One of the most influential intellectuals and historians in the Community of Christ (formerly RLDS Church), Dr. Paul M. Edwards, died last Thursday.
A prolific author and well-known educator, he was among the group of then-RLDS academics (including Richard Howard, Alma Blair, and Bill Russell among others) who, along with numerous LDS counterparts, helped found what came to be known as the New Mormon History. That, in turn, led to the creation of the Mormon History Association and its RLDS counterpart, the John Whitmer Historical Association. While proponents of those movements view it as opening doors to new light and truth within the broad latter-day saint movement, others saw it as a Pandora’s box.
Paul Edwards earned a doctorate in philosophy from St. Andrew’s University in Scotland. He went on to serve as professor and dean in universities, most prominently at the RLDS-affiliated Graceland College (now university). He later served as the first president of the church’s Temple School program, then as head of a new Master of Arts in Religion graduate program at Park University, which eventually became part of Community of Christ Seminary, a division at Graceland’s Independence, Missouri, campus.
The son of another influential church leader, F. Henry Edwards, a longtime RLDS apostle and counselor in the First Presidency, Paul was a grandson of RLDS President Fred M. Smith, great-grandson of Joseph Smith III, and great great grandson of Joseph Smith Jr. That family history led some church members to consider he should be in line for the Presidency after his cousin Wallace B. Smith retired instead of W. Grant McMurray. Others, however, believed that with Paul’s brilliant mind and academic approach, it was perhaps not a good fit for him personally or for the institution.
His influence on the Community of Christ was considerable and long-lasting. Generations of students at Graceland University, as well as church leaders and members, can look to him as an example of intellectual searching for religious understanding, tolerance, and truth.
Photo credit: Barbara Mesle
- How do you view the influence of the New Mormon History?
- What memories do you have of Paul Edwards?
We can thank the historians for the cordial relations today between the LDS and Community of Christ.
Anyone who contributed to the New Mormon History deserves our admiration and respect. I know there were several CoC (RLDS at the time) scholars who were part of that story.
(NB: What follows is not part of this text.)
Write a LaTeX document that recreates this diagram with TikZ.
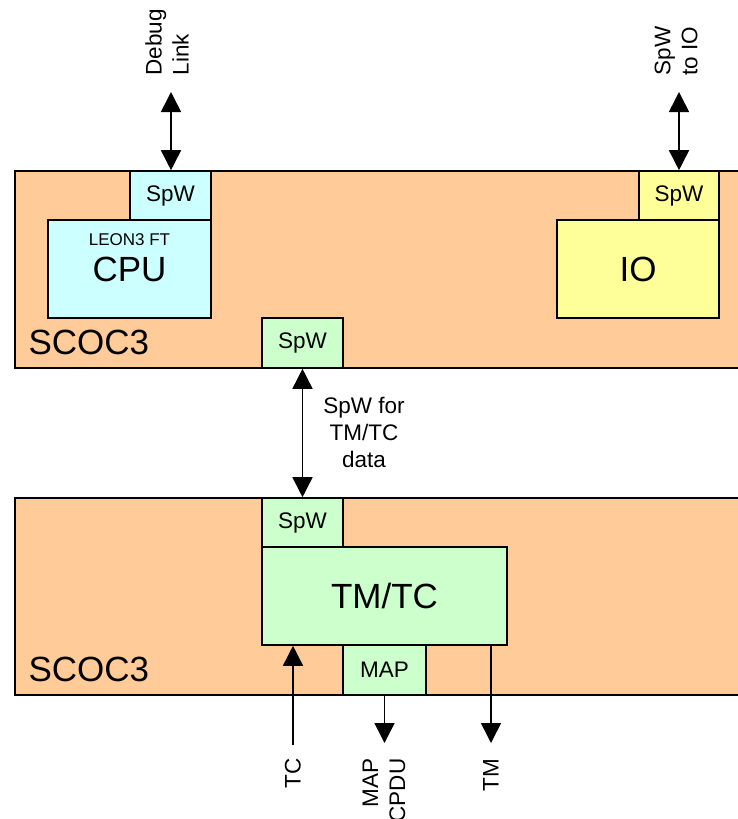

Growing up, my family regularly included “church history sites” in our summer road trips, so I was familiar with the (then) Reorganized Church of Jesus Christ of Latter Day Saints. We’d have fhe lessons on events related to location along the Mormon trail. They’d note which church (LDS or RLDS) owned particular sites.
But your commentary has really added dimension to my understanding, and especially my appreciation of the church that was a counterpart to my religious tradition.
I had no prior knowledge of Paul M Edwards, but am grateful to him as one of the historians that contributed to the body of Mormon history knowledge.
I am struck by his willingness to be open, accepting Mormon history as it was, his own family’s place in it, and the cooperation created between these two branches.
Good quote you included from him, “If we seek to respond to God, we must be an open-ended society. Revelation cannot exist in a closed society. We must seriously question the validity of our past interpretations and responses – we must doubt in order to wonder – so that new revealings of Christ’s Love can be meaningful.”
Many of the RLDS folks from my childhood would not have agreed with Paul’s statement that “we must doubt in order to wonder,” although it’s far more widespread in today’s Community of Christ. I think this relates to the CofC’s preference for and comfort with asking questions rather than insisting that only answers matter.
Paul held my feet to the fire while I was at Graceland (1964-68): intellectual laziness not tolerated, hone the questions until you’re pulled deeper into the mystery, face nothingness head on to discover meaning. Say hello to Fred, Paul. And thanks for your words at our wedding: Susi & I hung in, 55 years & counting.
It was a great privilege to have known Paul many years. When I was president-elect of the John Whitmer Historical Association (JWHA) in 2001, I asked Paul if he would present a paper about his father’s pacifism and graciously complied with my request. I am so glad I went to JWHA’s 50th anniversary meeting in Independence last month and had the chance to chat with Paul one more time.